SET PROBLEM: The listing below should be copied in full, word for word.

## START RAW DATA

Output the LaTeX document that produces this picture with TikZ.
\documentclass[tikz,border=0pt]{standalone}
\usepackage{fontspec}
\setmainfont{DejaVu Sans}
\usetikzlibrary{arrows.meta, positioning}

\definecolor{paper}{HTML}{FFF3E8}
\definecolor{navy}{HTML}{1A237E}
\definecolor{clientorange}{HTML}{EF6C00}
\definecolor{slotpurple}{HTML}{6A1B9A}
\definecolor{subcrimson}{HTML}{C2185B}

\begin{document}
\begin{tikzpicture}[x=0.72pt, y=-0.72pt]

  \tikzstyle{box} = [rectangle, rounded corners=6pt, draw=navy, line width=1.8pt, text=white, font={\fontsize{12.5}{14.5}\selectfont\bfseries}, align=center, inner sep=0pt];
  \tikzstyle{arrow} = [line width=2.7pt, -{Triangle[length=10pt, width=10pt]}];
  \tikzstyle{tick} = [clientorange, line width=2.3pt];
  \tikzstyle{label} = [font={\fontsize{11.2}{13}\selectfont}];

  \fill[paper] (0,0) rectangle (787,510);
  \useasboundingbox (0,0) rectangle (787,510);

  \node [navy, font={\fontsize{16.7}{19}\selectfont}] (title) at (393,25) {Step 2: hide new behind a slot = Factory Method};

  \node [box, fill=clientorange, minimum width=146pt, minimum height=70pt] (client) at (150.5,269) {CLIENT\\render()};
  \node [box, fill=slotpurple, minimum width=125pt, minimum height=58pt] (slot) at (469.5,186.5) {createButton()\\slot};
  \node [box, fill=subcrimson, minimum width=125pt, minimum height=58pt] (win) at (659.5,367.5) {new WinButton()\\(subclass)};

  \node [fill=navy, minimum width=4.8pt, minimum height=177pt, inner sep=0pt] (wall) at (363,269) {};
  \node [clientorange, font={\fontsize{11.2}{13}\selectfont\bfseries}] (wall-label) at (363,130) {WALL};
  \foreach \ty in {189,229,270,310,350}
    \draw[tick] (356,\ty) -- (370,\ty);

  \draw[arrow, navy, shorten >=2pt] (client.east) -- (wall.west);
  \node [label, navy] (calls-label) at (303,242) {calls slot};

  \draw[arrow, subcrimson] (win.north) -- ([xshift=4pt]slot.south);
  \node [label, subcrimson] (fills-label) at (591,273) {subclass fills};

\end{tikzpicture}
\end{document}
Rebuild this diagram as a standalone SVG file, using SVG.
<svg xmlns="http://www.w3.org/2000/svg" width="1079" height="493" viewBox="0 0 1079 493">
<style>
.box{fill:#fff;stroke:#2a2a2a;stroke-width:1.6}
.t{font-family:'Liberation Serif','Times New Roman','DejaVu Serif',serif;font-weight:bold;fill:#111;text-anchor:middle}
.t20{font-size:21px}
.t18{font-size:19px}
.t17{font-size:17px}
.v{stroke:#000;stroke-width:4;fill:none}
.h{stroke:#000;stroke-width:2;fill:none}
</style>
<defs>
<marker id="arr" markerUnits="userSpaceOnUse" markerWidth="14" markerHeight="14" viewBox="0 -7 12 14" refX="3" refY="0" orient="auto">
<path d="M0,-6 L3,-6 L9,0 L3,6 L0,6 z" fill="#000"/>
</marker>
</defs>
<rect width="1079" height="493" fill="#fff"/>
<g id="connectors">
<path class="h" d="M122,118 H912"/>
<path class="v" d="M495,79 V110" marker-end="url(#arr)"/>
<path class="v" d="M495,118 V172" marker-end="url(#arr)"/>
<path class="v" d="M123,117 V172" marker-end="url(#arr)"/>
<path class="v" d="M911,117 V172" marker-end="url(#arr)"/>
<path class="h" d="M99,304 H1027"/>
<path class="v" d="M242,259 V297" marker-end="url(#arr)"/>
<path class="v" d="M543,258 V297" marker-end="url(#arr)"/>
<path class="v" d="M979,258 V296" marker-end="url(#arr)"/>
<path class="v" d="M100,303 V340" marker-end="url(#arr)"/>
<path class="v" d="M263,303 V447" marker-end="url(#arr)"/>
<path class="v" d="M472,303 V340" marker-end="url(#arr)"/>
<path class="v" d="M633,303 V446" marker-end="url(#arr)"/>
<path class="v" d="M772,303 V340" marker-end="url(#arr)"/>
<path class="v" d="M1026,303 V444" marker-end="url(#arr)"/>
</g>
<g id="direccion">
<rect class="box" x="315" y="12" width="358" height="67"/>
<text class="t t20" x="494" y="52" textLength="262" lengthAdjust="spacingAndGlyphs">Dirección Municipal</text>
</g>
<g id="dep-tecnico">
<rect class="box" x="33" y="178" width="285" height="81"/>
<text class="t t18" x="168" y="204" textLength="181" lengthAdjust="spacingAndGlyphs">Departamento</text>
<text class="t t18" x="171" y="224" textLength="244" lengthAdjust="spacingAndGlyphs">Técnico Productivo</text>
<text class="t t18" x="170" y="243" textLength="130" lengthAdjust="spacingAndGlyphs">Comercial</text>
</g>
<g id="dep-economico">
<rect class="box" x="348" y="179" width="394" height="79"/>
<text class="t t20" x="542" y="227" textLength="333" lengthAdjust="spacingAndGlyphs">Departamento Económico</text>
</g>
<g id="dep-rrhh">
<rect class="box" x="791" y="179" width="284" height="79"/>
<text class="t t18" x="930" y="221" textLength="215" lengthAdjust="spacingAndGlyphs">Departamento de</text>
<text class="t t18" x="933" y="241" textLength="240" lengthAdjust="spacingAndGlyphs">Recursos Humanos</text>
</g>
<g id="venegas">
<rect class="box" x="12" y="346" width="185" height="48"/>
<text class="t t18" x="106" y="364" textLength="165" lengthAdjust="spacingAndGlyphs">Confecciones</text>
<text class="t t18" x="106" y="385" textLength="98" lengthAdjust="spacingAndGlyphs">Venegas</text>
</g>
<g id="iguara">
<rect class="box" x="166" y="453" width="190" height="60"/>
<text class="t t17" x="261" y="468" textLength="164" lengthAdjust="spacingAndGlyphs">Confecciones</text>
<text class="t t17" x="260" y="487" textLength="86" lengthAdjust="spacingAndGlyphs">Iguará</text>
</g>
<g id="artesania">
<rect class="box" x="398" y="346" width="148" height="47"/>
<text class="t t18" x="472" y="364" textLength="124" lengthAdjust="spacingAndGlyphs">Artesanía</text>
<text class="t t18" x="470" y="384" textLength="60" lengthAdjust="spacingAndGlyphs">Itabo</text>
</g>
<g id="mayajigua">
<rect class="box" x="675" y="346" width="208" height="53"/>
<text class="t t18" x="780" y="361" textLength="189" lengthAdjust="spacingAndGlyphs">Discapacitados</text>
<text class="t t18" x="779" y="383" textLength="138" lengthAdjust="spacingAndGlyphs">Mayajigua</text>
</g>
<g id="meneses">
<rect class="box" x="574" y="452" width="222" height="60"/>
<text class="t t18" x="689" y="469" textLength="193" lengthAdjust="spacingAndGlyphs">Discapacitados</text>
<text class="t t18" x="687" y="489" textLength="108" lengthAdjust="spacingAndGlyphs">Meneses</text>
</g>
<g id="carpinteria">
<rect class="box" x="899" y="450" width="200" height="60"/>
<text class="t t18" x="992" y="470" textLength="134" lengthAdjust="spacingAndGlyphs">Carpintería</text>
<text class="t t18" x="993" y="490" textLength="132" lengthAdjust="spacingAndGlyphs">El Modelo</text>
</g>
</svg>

## END RAW DATA

CORRECT RESULT:
Output the LaTeX document that produces this picture with TikZ.
\documentclass[tikz,border=0pt]{standalone}
\usepackage{fontspec}
\setmainfont{DejaVu Sans}
\usetikzlibrary{arrows.meta, positioning}

\definecolor{paper}{HTML}{FFF3E8}
\definecolor{navy}{HTML}{1A237E}
\definecolor{clientorange}{HTML}{EF6C00}
\definecolor{slotpurple}{HTML}{6A1B9A}
\definecolor{subcrimson}{HTML}{C2185B}

\begin{document}
\begin{tikzpicture}[x=0.72pt, y=-0.72pt]

  \tikzstyle{box} = [rectangle, rounded corners=6pt, draw=navy, line width=1.8pt, text=white, font={\fontsize{12.5}{14.5}\selectfont\bfseries}, align=center, inner sep=0pt];
  \tikzstyle{arrow} = [line width=2.7pt, -{Triangle[length=10pt, width=10pt]}];
  \tikzstyle{tick} = [clientorange, line width=2.3pt];
  \tikzstyle{label} = [font={\fontsize{11.2}{13}\selectfont}];

  \fill[paper] (0,0) rectangle (787,510);
  \useasboundingbox (0,0) rectangle (787,510);

  \node [navy, font={\fontsize{16.7}{19}\selectfont}] (title) at (393,25) {Step 2: hide new behind a slot = Factory Method};

  \node [box, fill=clientorange, minimum width=146pt, minimum height=70pt] (client) at (150.5,269) {CLIENT\\render()};
  \node [box, fill=slotpurple, minimum width=125pt, minimum height=58pt] (slot) at (469.5,186.5) {createButton()\\slot};
  \node [box, fill=subcrimson, minimum width=125pt, minimum height=58pt] (win) at (659.5,367.5) {new WinButton()\\(subclass)};

  \node [fill=navy, minimum width=4.8pt, minimum height=177pt, inner sep=0pt] (wall) at (363,269) {};
  \node [clientorange, font={\fontsize{11.2}{13}\selectfont\bfseries}] (wall-label) at (363,130) {WALL};
  \foreach \ty in {189,229,270,310,350}
    \draw[tick] (356,\ty) -- (370,\ty);

  \draw[arrow, navy, shorten >=2pt] (client.east) -- (wall.west);
  \node [label, navy] (calls-label) at (303,242) {calls slot};

  \draw[arrow, subcrimson] (win.north) -- ([xshift=4pt]slot.south);
  \node [label, subcrimson] (fills-label) at (591,273) {subclass fills};

\end{tikzpicture}
\end{document}
Rebuild this diagram as a standalone SVG file, using SVG.
<svg xmlns="http://www.w3.org/2000/svg" width="1079" height="493" viewBox="0 0 1079 493">
<style>
.box{fill:#fff;stroke:#2a2a2a;stroke-width:1.6}
.t{font-family:'Liberation Serif','Times New Roman','DejaVu Serif',serif;font-weight:bold;fill:#111;text-anchor:middle}
.t20{font-size:21px}
.t18{font-size:19px}
.t17{font-size:17px}
.v{stroke:#000;stroke-width:4;fill:none}
.h{stroke:#000;stroke-width:2;fill:none}
</style>
<defs>
<marker id="arr" markerUnits="userSpaceOnUse" markerWidth="14" markerHeight="14" viewBox="0 -7 12 14" refX="3" refY="0" orient="auto">
<path d="M0,-6 L3,-6 L9,0 L3,6 L0,6 z" fill="#000"/>
</marker>
</defs>
<rect width="1079" height="493" fill="#fff"/>
<g id="connectors">
<path class="h" d="M122,118 H912"/>
<path class="v" d="M495,79 V110" marker-end="url(#arr)"/>
<path class="v" d="M495,118 V172" marker-end="url(#arr)"/>
<path class="v" d="M123,117 V172" marker-end="url(#arr)"/>
<path class="v" d="M911,117 V172" marker-end="url(#arr)"/>
<path class="h" d="M99,304 H1027"/>
<path class="v" d="M242,259 V297" marker-end="url(#arr)"/>
<path class="v" d="M543,258 V297" marker-end="url(#arr)"/>
<path class="v" d="M979,258 V296" marker-end="url(#arr)"/>
<path class="v" d="M100,303 V340" marker-end="url(#arr)"/>
<path class="v" d="M263,303 V447" marker-end="url(#arr)"/>
<path class="v" d="M472,303 V340" marker-end="url(#arr)"/>
<path class="v" d="M633,303 V446" marker-end="url(#arr)"/>
<path class="v" d="M772,303 V340" marker-end="url(#arr)"/>
<path class="v" d="M1026,303 V444" marker-end="url(#arr)"/>
</g>
<g id="direccion">
<rect class="box" x="315" y="12" width="358" height="67"/>
<text class="t t20" x="494" y="52" textLength="262" lengthAdjust="spacingAndGlyphs">Dirección Municipal</text>
</g>
<g id="dep-tecnico">
<rect class="box" x="33" y="178" width="285" height="81"/>
<text class="t t18" x="168" y="204" textLength="181" lengthAdjust="spacingAndGlyphs">Departamento</text>
<text class="t t18" x="171" y="224" textLength="244" lengthAdjust="spacingAndGlyphs">Técnico Productivo</text>
<text class="t t18" x="170" y="243" textLength="130" lengthAdjust="spacingAndGlyphs">Comercial</text>
</g>
<g id="dep-economico">
<rect class="box" x="348" y="179" width="394" height="79"/>
<text class="t t20" x="542" y="227" textLength="333" lengthAdjust="spacingAndGlyphs">Departamento Económico</text>
</g>
<g id="dep-rrhh">
<rect class="box" x="791" y="179" width="284" height="79"/>
<text class="t t18" x="930" y="221" textLength="215" lengthAdjust="spacingAndGlyphs">Departamento de</text>
<text class="t t18" x="933" y="241" textLength="240" lengthAdjust="spacingAndGlyphs">Recursos Humanos</text>
</g>
<g id="venegas">
<rect class="box" x="12" y="346" width="185" height="48"/>
<text class="t t18" x="106" y="364" textLength="165" lengthAdjust="spacingAndGlyphs">Confecciones</text>
<text class="t t18" x="106" y="385" textLength="98" lengthAdjust="spacingAndGlyphs">Venegas</text>
</g>
<g id="iguara">
<rect class="box" x="166" y="453" width="190" height="60"/>
<text class="t t17" x="261" y="468" textLength="164" lengthAdjust="spacingAndGlyphs">Confecciones</text>
<text class="t t17" x="260" y="487" textLength="86" lengthAdjust="spacingAndGlyphs">Iguará</text>
</g>
<g id="artesania">
<rect class="box" x="398" y="346" width="148" height="47"/>
<text class="t t18" x="472" y="364" textLength="124" lengthAdjust="spacingAndGlyphs">Artesanía</text>
<text class="t t18" x="470" y="384" textLength="60" lengthAdjust="spacingAndGlyphs">Itabo</text>
</g>
<g id="mayajigua">
<rect class="box" x="675" y="346" width="208" height="53"/>
<text class="t t18" x="780" y="361" textLength="189" lengthAdjust="spacingAndGlyphs">Discapacitados</text>
<text class="t t18" x="779" y="383" textLength="138" lengthAdjust="spacingAndGlyphs">Mayajigua</text>
</g>
<g id="meneses">
<rect class="box" x="574" y="452" width="222" height="60"/>
<text class="t t18" x="689" y="469" textLength="193" lengthAdjust="spacingAndGlyphs">Discapacitados</text>
<text class="t t18" x="687" y="489" textLength="108" lengthAdjust="spacingAndGlyphs">Meneses</text>
</g>
<g id="carpinteria">
<rect class="box" x="899" y="450" width="200" height="60"/>
<text class="t t18" x="992" y="470" textLength="134" lengthAdjust="spacingAndGlyphs">Carpintería</text>
<text class="t t18" x="993" y="490" textLength="132" lengthAdjust="spacingAndGlyphs">El Modelo</text>
</g>
</svg>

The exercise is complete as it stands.